Dalai Lama, a staunch advocate for non-violence and freedom, was awarded the Nobel Peace Prize in 1989. He has only been arguing for “genuine autonomy” – not independence from the Chinese Government’s rule – for Tibet. Beijing, however, still calls him a “separatist” and accuses him of running a campaign to split China. His visit to Rashtrapati Bhavan on an invitation from the then President Pranab Mukherjee in December 2016 triggered a strong protest from China. So did New Delhi’s decisions in 2009 and 2017 to allow him to visit Arunachal Pradesh, where China claims nearly 90000 sq km of the territory of India to be its own.

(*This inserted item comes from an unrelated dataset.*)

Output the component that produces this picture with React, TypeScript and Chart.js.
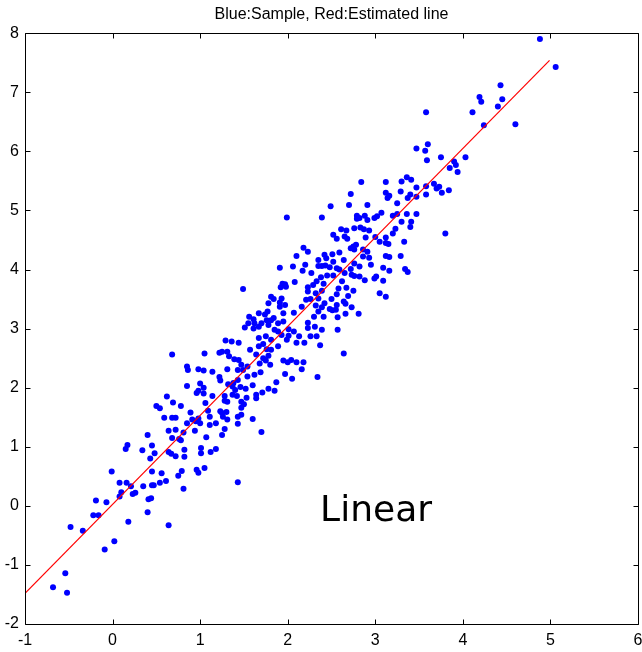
import React, { useEffect, useRef } from "react";
import { Chart, registerables } from "chart.js";

Chart.register(...registerables);

const titleText = "Blue:Sample, Red:Estimated line";
const annotationText = "Linear";
const annotationX = 2.37;
const annotationY = -0.25;

const xTicks = [-1, 0, 1, 2, 3, 4, 5, 6];
const yTicks = [-2, -1, 0, 1, 2, 3, 4, 5, 6, 7, 8];

// Estimated line (red)
const lineX = [-1.0, 4.99];
const lineY = [-1.48, 7.54];

// Samples (blue)
const sampleX = [
  -0.01, -0.19, -0.07, -0.22, -0.16, -0.48, -0.34, 0.02, -0.09, -0.54, -0.68, -0.52,
  0.68, 0.62, 0.69, 0.5, 0.54, 0.78, 0.59, 0.68, 0.72, 0.64, 0.72, 0.4, 0.68, 0.76, 0.78,
  0.17, 0.15, 0.45, 0.34, 0.48, 0.64, 0.67, 0.43, 0.72, 0.45, 0.56, 0.75, 0.79, 0.08, 0.16,
  0.35, 0.45, 0.47, 0.54, 0.61, 0.21, 0.1, 0.08, 0.23, 0.26, 0.41, 0.44, 0.4, 0.18, 0.64,
  1.49, 1.56, 1.61, 1.55, 1.62, 1.51, 1.61, 1.29, 1.36, 1.44,
  1.05, 1.22, 1.25, 1.31, 1.33, 1.39, 1.44, 1.57, 1.47, 1.54,
  1.49, 0.85, 0.86, 0.98, 1.04, 1.14, 1.31, 1.43, 1.22, 1.23,
  1.38, 1.32, 1.43, 1.54, 0.85, 1.0, 1.04, 0.98, 0.96, 1.04,
  1.37, 1.4, 1.46, 1.52, 1.6, 1.37, 1.42, 1.28, 1.14, 1.53,
  1.06, 1.28, 1.31, 1.47, 1.5, 1.47, 0.89, 1.23, 1.25, 1.3,
  1.09, 1.11, 0.98, 0.95, 0.91, 1.0, 1.26, 1.47, 1.43, 1.6,
  1.31, 1.11, 1.18, 0.85, 0.81, 0.94, 1.28, 1.25, 1.07, 1.43,
  0.82, 1.01, 1.18, 1.12, 1.01, 0.82, 0.96, 0.98, 1.05, 1.43,
  0.81,
  1.99, 2.39, 2.18, 2.23, 2.1, 2.42, 2.35, 2.2, 2.06, 1.91,
  2.17, 2.35, 2.39, 2.27, 2.38, 2.33, 2.08, 1.94, 1.97, 1.92,
  1.98, 2.23, 2.29, 2.41, 2.23, 2.32, 2.39, 1.81, 1.84, 1.93,
  1.78, 1.91, 2.21, 2.26, 2.35, 1.97, 2.16, 1.91, 2.32, 2.39,
  1.77, 1.67, 2.35, 1.95, 2.07, 2.41, 2.3, 1.74, 1.84, 1.81,
  1.76, 1.7, 1.89, 1.95, 1.67, 1.78, 1.85, 1.89, 2.01, 2.07,
  2.23, 2.31, 2.39, 2.23, 2.33, 2.26, 2.13, 2.01, 1.93, 1.75,
  1.81, 1.67, 1.99, 2.1, 2.19, 2.37, 1.72, 1.76, 1.67, 1.81,
  1.89, 1.64, 1.72, 1.78, 1.68, 1.75, 1.8, 1.95, 2.0, 2.04,
  2.1, 2.18, 2.16, 1.69, 1.97, 2.05, 2.34, 1.87, 1.78, 1.85,
  1.71, 1.64, 1.64, 1.62, 1.7,
  2.84, 3.12, 3.12, 3.16, 3.14, 2.72, 2.49, 2.7, 2.91, 2.79,
  2.82, 2.79, 2.88, 2.99, 3.02, 3.07, 3.2, 2.91, 2.83, 2.93,
  2.87, 2.76, 2.61, 2.52, 2.67, 2.65, 2.56, 2.68, 3.0, 3.12,
  3.2, 2.89, 3.05, 3.12, 3.15, 2.72, 2.75, 2.78, 2.76, 2.86,
  2.91, 2.51, 2.59, 2.86, 2.93, 3.12, 3.16, 2.44, 2.43, 2.52,
  2.64, 2.76, 2.82, 2.95, 3.09, 3.16, 2.48, 2.56, 2.59, 2.65,
  2.72, 2.52, 2.45, 2.73, 2.76, 2.82, 3.01, 2.88, 2.99, 3.09,
  2.62, 2.58, 2.67, 2.75, 3.05, 3.12, 2.56, 2.69, 2.64, 2.66,
  2.5, 2.42, 2.56, 2.48, 2.51, 2.55, 2.73, 2.81, 2.66, 2.57,
  2.57, 2.64,
  3.58, 3.47, 3.57, 3.6, 3.59, 3.75, 3.9, 3.92, 3.94, 3.85,
  3.36, 3.41, 3.3, 3.47, 3.58, 3.67, 3.7, 3.73, 3.84, 3.76,
  3.29, 3.4, 3.37, 3.47, 3.58, 3.25, 3.25, 3.36, 3.47, 3.3,
  3.41, 3.4, 3.23, 3.8, 3.33, 3.29, 3.34, 3.37,
  4.88, 5.06, 4.43, 4.19, 4.21, 4.45, 4.4, 4.11, 4.24, 4.6, 4.03,
];

const sampleY = [
  0.58, 0.09, 0.06, -0.16, -0.16, -0.36, -0.42, -0.6, -0.74, -1.14, -1.38, -1.47,
  2.56, 1.85, 1.75, 1.69, 1.65, 1.69, 1.49, 1.49, 1.49, 1.27, 1.29, 1.2, 1.15, 1.13, 1.11,
  1.03, 0.96, 1.02, 0.94, 0.89, 0.91, 0.88, 0.8, 0.84, 0.58, 0.55, 0.51, 0.59, 0.39, 0.39,
  0.33, 0.35, 0.35, 0.39, 0.42, 0.33, 0.23, 0.16, 0.2, 0.22, 0.11, 0.13, -0.11, -0.27, -0.33,
  3.67, 3.2, 3.16, 3.09, 3.09, 3.02, 3.0, 2.8, 2.78, 2.76,
  2.58, 2.59, 2.61, 2.61, 2.53, 2.48, 2.47, 2.64, 2.39, 2.36,
  2.3, 2.36, 2.3, 2.31, 2.29, 2.27, 2.31, 2.3, 2.18, 2.12,
  2.08, 2.06, 2.13, 2.19, 2.03, 2.07, 2.0, 1.95, 1.91, 1.9,
  2.02, 1.96, 2.01, 1.98, 2.04, 1.88, 1.86, 1.86, 1.86, 1.83,
  1.74, 1.78, 1.76, 1.76, 1.72, 1.66, 1.58, 1.6, 1.57, 1.59,
  1.61, 1.51, 1.48, 1.43, 1.46, 1.4, 1.51, 1.54, 1.51, 1.47,
  1.46, 1.37, 1.4, 1.4, 1.24, 1.27, 1.3, 1.2, 1.16, 1.39,
  0.95, 0.98, 0.96, 0.91, 0.89, 0.83, 0.61, 0.56, 0.64, 0.4,
  0.29,
  4.88, 4.88, 4.37, 4.3, 4.23, 4.25, 4.16, 4.08, 4.05, 4.03,
  3.98, 4.06, 4.06, 3.94, 3.87, 3.8, 3.79, 3.76, 3.75, 3.7,
  3.71, 3.7, 3.74, 3.76, 3.63, 3.6, 3.64, 3.54, 3.5, 3.51,
  3.43, 3.44, 3.49, 3.5, 3.51, 3.4, 3.37, 3.37, 3.39, 3.36,
  3.29, 3.26, 3.29, 3.26, 3.27, 3.2, 3.2, 3.24, 3.18, 3.14,
  3.14, 3.09, 3.09, 3.12, 3.03, 3.06, 2.98, 2.95, 2.99, 2.95,
  3.1, 3.03, 2.98, 3.01, 2.87, 2.87, 2.87, 2.88, 2.89, 2.87,
  2.81, 2.84, 2.81, 2.76, 2.76, 2.72, 2.74, 2.65, 2.7, 2.64,
  2.7, 2.56, 2.5, 2.54, 2.41, 2.46, 2.39, 2.46, 2.43, 2.47,
  2.43, 2.43, 2.31, 2.26, 2.23, 2.15, 2.18, 2.09, 1.98, 1.95,
  1.92, 1.88, 1.82, 2.22, 1.25,
  5.48, 5.48, 5.3, 5.25, 5.21, 5.28, 5.07, 5.09, 5.09, 4.91,
  4.87, 4.86, 4.91, 4.87, 4.9, 4.96, 4.91, 4.84, 4.71, 4.66,
  4.68, 4.7, 4.68, 4.59, 4.66, 4.56, 4.52, 4.52, 4.55, 4.54,
  4.61, 4.54, 4.47, 4.45, 4.43, 4.36, 4.39, 4.42, 4.34, 4.34,
  4.3, 4.26, 4.29, 4.22, 4.2, 4.23, 4.21, 4.19, 4.07, 4.13,
  4.16, 4.1, 4.05, 4.08, 4.03, 3.98, 4.04, 4.02, 4.0, 3.94,
  4.01, 3.9, 3.9, 3.91, 3.89, 3.88, 3.88, 3.82, 3.85, 3.81,
  3.8, 3.68, 3.69, 3.64, 3.6, 3.54, 3.58, 3.55, 3.46, 3.42,
  3.5, 3.43, 3.4, 3.33, 3.31, 3.32, 3.36, 3.25, 3.25, 3.19,
  2.98, 2.58,
  6.66, 6.05, 6.01, 6.12, 5.85, 5.9, 5.83, 5.77, 5.65, 5.72,
  5.56, 5.52, 5.49, 5.39, 5.41, 5.45, 5.37, 5.4, 5.34, 5.3,
  5.32, 5.27, 5.21, 5.23, 5.27, 5.12, 4.94, 4.94, 4.94, 4.81,
  4.81, 4.72, 4.69, 4.61, 4.47, 4.23, 4.01, 3.96,
  7.9, 7.43, 7.12, 6.92, 6.84, 6.88, 6.76, 6.66, 6.44, 6.46, 5.9,
];

const FONT = "'Liberation Sans', Arial, sans-serif";

const framePlugin = {
  id: "matlabFrame",
  afterDatasetsDraw(chart: any) {
    const { ctx, chartArea: a, scales } = chart;
    const xs = scales.x;
    const ys = scales.y;
    ctx.save();
    // annotation text
    ctx.fillStyle = "#000";
    ctx.font = "36px 'DejaVu Sans', Verdana, sans-serif";
    ctx.textAlign = "left";
    ctx.textBaseline = "alphabetic";
    ctx.fillText(annotationText, xs.getPixelForValue(annotationX), ys.getPixelForValue(annotationY));
    // box
    ctx.strokeStyle = "#000";
    ctx.lineWidth = 1;
    const L = Math.round(a.left) + 0.5;
    const R = Math.round(a.right) + 0.5;
    const T = Math.round(a.top) + 0.5;
    const B = Math.round(a.bottom) + 0.5;
    ctx.beginPath();
    ctx.rect(L, T, R - L, B - T);
    const tl = 5;
    xTicks.forEach((v) => {
      const px = Math.round(xs.getPixelForValue(v)) + 0.5;
      ctx.moveTo(px, B);
      ctx.lineTo(px, B - tl);
      ctx.moveTo(px, T);
      ctx.lineTo(px, T + tl);
    });
    yTicks.forEach((v) => {
      const py = Math.round(ys.getPixelForValue(v)) + 0.5;
      ctx.moveTo(L, py);
      ctx.lineTo(L + tl, py);
      ctx.moveTo(R, py);
      ctx.lineTo(R - tl, py);
    });
    ctx.stroke();
    ctx.restore();
  },
};

export default function App() {
  const ref = useRef<HTMLCanvasElement | null>(null);

  useEffect(() => {
    if (!ref.current) return;
    const n = Math.min(sampleX.length, sampleY.length);
    const samples = [];
    for (let i = 0; i < n; i++) samples.push({ x: sampleX[i], y: sampleY[i] });
    const line = lineX.map((x, i) => ({ x, y: lineY[i] }));

    const chart = new Chart(ref.current, {
      type: "scatter",
      data: {
        datasets: [
          {
            label: "Estimated line",
            data: line,
            showLine: true,
            borderColor: "#ff0000",
            borderWidth: 1.2,
            pointRadius: 0,
            order: 0,
          } as any,
          {
            label: "Sample",
            data: samples,
            backgroundColor: "#0000ff",
            borderWidth: 0,
            pointRadius: 3,
            order: 1,
          },
        ],
      },
      options: {
        animation: false,
        responsive: false,
        devicePixelRatio: 1,
        layout: { padding: { left: 0, right: 4, top: 0, bottom: 0 } },
        plugins: {
          legend: { display: false },
          tooltip: { enabled: false },
          title: {
            display: true,
            text: titleText,
            fullSize: false,
            color: "#000",
            font: { family: FONT, size: 16, weight: "normal" },
            padding: { top: 5, bottom: 9 },
          },
        },
        scales: {
          x: {
            type: "linear",
            min: -1,
            max: 6,
            afterBuildTicks: (s: any) => {
              s.ticks = xTicks.map((v) => ({ value: v }));
            },
            afterFit: (s: any) => {
              s.height = 28;
              s.paddingLeft = 0;
              s.paddingRight = 0;
            },
            grid: { display: false, drawTicks: false },
            border: { display: false },
            ticks: {
              color: "#000",
              font: { family: FONT, size: 16 },
              padding: 7,
              maxRotation: 0,
              autoSkip: false,
            },
          },
          y: {
            type: "linear",
            min: -2,
            max: 8,
            afterBuildTicks: (s: any) => {
              s.ticks = yTicks.map((v) => ({ value: v }));
            },
            afterFit: (s: any) => {
              s.width = 25;
              s.paddingTop = 0;
              s.paddingBottom = 0;
            },
            grid: { display: false, drawTicks: false },
            border: { display: false },
            ticks: {
              color: "#000",
              font: { family: FONT, size: 16 },
              padding: 6,
              autoSkip: false,
            },
          },
        },
      },
      plugins: [framePlugin],
    });
    return () => chart.destroy();
  }, []);

  return (
    <div style={{ position: "absolute", left: 0, top: 0, width: 642, height: 652, background: "#fff" }}>
      <canvas ref={ref} width={642} height={652} style={{ display: "block" }} />
    </div>
  );
}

New Delhi, however, always dismissed the protests from Beijing, underlining that the Dalai Lama was an honoured guest of India and he was always free to visit any part of the country.

But just two months before Modi had an “informal summit” with Chinese President Xi Jinping at Wuhan in central China on April 27 and 28, 2018, the cabinet secretariat issued an advisory in New Delhi asking “senior leaders” and “government functionaries” in the states as well as at the Centre to stay away from events attended by Dalai Lama.

New Delhi’s move was obviously intended to avoid irking Beijing ahead of Modi-Xi “informal summit”, which India had hoped would bring back on track its relation with China after it had reached its nadir over the 72-day-long military face-off between the two nations in Doklam Plateau in western Bhutan the previous year.